5. In the declaration of Intent Mr. Chulani has said the following:
“due to various considerations I intend to make special provision for my daughter Laila Sippy different from the provision that I will make for my other daughters…..”
In my view, the family arrangement in respect of the estate of Shri Tikam Das Chulani and his wife, agreed to by Laila Sippy and counter signed by Sascha Sippy includes the monies that may have been held in ‘trust’ by Shri Chulani.

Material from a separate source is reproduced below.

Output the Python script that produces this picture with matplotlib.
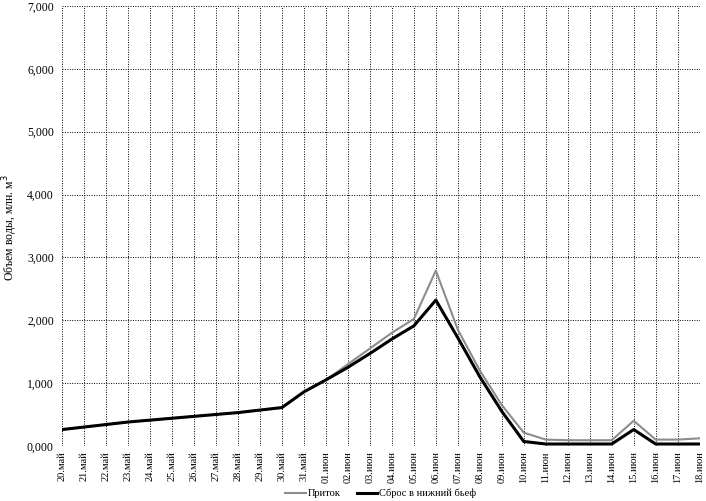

The passages which I have set out above are the sum total of what is said by Mr Mittal on the relevant points. Far from providing any reasoned basis for the assertions which it is proposed to advance in paragraph 17g, the only basis upon which those assertions are sought to be advanced is that they should be permitted because Mr Mittal says that they are right. That is a completely inadequate basis for an amendment application of the present kind.
For all these reasons I refuse permission to amend in the manner proposed.
E.Conclusion
For the reasons given in section C above, the claims currently advanced against Mrs Sippy in relation to the Florida Flat must be struck out. It is conceded that the other claims against Mrs Sippy currently advanced cannot be maintained without the proposed amendments. For the reasons given in section D above I refuse permission for the proposed amendments. The result is that, as against Mrs Sippy, these proceedings must come to an end.